Globally, deciduous forests in the Eastern US account for 15% of the terrestrial sink for atmospheric carbon dioxide (CO2). These forests are predicted to experience increases in drought frequency over the next century that may decrease their ability to store carbon (C) despite other factors that may promote storage (i.e., elevated CO2, longer growing seasons). At the Morgan Monroe State Forest AmeriFlux site in Indiana (MMSF), the net ecosystem production (NEP) of carbon has been measured using both eddy-covariance and inventory approaches since 1998. We used the 15-year record of net ecosystem production coupled with a record of tree growth at MMSF to quantify the impacts of increasing drought frequency on C uptake and allocation. At the individual tree level, we determined the phenology of wood production and its impact on aboveground C allocation using bi-weekly diameter increment measurements on over 200 trees in the footprint of the eddy-covariance tower.
Results/Conclusions
Shifts in the water balance of the forest, particularly declines in soil moisture and increases in vapor pressure deficit decreased annual C uptake by 36% since 2004. Across Eastern deciduous forests, we estimate that similar increases in drought frequency could decrease C storage by 12-36%. Concurrent with the declines in NEP, we observed a shift in phenology of C allocation with declining soil moisture leading to an increasingly earlier end to the wood production season and less C allocated to wood.
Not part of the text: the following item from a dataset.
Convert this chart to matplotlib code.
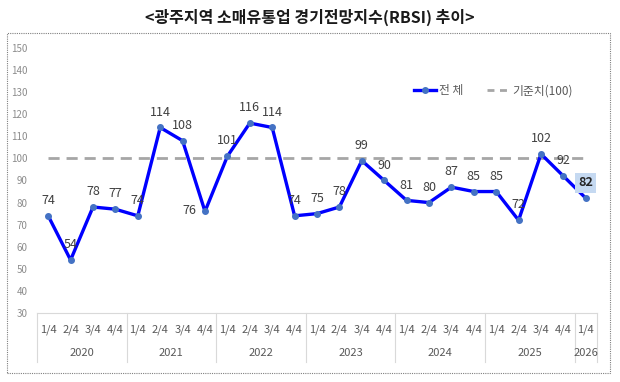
import matplotlib
matplotlib.use('Agg')
import matplotlib.pyplot as plt
import matplotlib.patches as patches
from matplotlib.lines import Line2D
import numpy as np

plt.rcParams['font.family'] = ['Noto Sans CJK KR', 'DejaVu Sans']

# data
years = ['2020', '2021', '2022', '2023', '2024', '2025', '2026']
quarters = ['1/4', '2/4', '3/4', '4/4'] * 6 + ['1/4']
rbsi = [74, 54, 78, 77, 74, 114, 108, 76, 101, 116, 114, 74,
        75, 78, 99, 90, 81, 80, 87, 85, 85, 72, 102, 92, 82]
base = 100

n = len(rbsi)
x = np.arange(n)

fig = plt.figure(figsize=(6.2, 3.82), dpi=100)
ax = fig.add_axes([37/620, 1-313/382, 560/620, 265/382])

# outer dotted frame
frame = patches.Rectangle((7/620, 1-373/382), 603/620, 340/382, transform=fig.transFigure,
                          fill=False, edgecolor='#808080', linestyle=(0, (1, 1)), linewidth=0.8)
fig.patches.append(frame)

fig.text(0.5, 1-17/382, '<광주지역 소매유통업 경기전망지수(RBSI) 추이>', ha='center', va='center',
         fontsize=11.5, fontweight='bold', color='#1a1a1a')

ax.plot([x[0], x[-1]], [base, base], color='#A6A6A6', linewidth=2, dashes=(4, 2.5), zorder=2)
ax.plot(x, rbsi, color='#0000FF', linewidth=2.4, marker='o', markersize=4,
        markerfacecolor='#4472C4', markeredgecolor='#4472C4', zorder=3)

for i, v in enumerate(rbsi):
    if i == 7:
        ax.annotate(str(v), (i, v), xytext=(-11, 1), textcoords='offset points',
                    ha='center', va='center', fontsize=9, color='#404040')
    elif i == n - 1:
        ax.annotate(str(v), (i, v), xytext=(0, 11), textcoords='offset points',
                    ha='center', va='center', fontsize=9, color='#262626', fontweight='bold',
                    bbox=dict(boxstyle='square,pad=0.25', facecolor='#C5D9F1', edgecolor='none'))
    else:
        ax.annotate(str(v), (i, v), xytext=(0, 11), textcoords='offset points',
                    ha='center', va='center', fontsize=9, color='#404040')

ax.set_xlim(-0.5, n - 0.5)
ax.set_ylim(30, 150)
ax.set_yticks(np.arange(30, 151, 10))
ax.tick_params(axis='y', length=0, labelsize=7, labelcolor='#8C8C8C', pad=7)
ax.set_xticks([])
for s in ['top', 'right', 'left']:
    ax.spines[s].set_visible(False)
ax.spines['bottom'].set_color('#D9D9D9')
ax.spines['bottom'].set_linewidth(0.8)

# category axis: quarters, year groups and separators
for i, q in enumerate(quarters):
    ax.text(i, -0.065, q, transform=ax.get_xaxis_transform(), ha='center', va='center',
            fontsize=8, color='#595959')
edges = [-0.5]
for k, yr in enumerate(years):
    start = k * 4
    stop = min(start + 4, n)
    ax.text((start + stop - 1) / 2, -0.15, yr, transform=ax.get_xaxis_transform(),
            ha='center', va='center', fontsize=8, color='#595959')
    edges.append(stop - 0.5)
for e in edges:
    ax.plot([e, e], [0, -0.185], transform=ax.get_xaxis_transform(), color='#D9D9D9',
            linewidth=0.8, clip_on=False)

handles = [Line2D([0], [0], color='#0000FF', linewidth=2.4, marker='o', markersize=4,
                  markerfacecolor='#4472C4', markeredgecolor='#4472C4'),
           Line2D([0], [0], color='#A6A6A6', linewidth=2, dashes=(2.5, 2))]
leg = ax.legend(handles, ['전 체', '기준치(100)'], loc='center left', bbox_to_anchor=(0.655, 0.838),
                ncol=2, frameon=False, fontsize=8.5, handlelength=1.8, columnspacing=2.0,
                handletextpad=0.3)
for t in leg.get_texts():
    t.set_color('#595959')

plt.savefig('out.png', dpi=100)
Given that we observed no concomitant changes in the phenology of leaves over the same period, we speculate that the increased frequency of droughts over the past decade has increased the amount of C allocated belowground. This shift in allocation is likely to be consequential for ecosystem C balance, as belowground C pools turnover at rates an order of magnitude faster than C stored aboveground. Collectively, our results suggest that enhanced drought frequency may alter the long-term storage of C in temperate forests. Thus, increased drought frequency may lead to less C storage in forests by reducing both the annual uptake of C and the allocation of C to slow-turnover pools such as wood.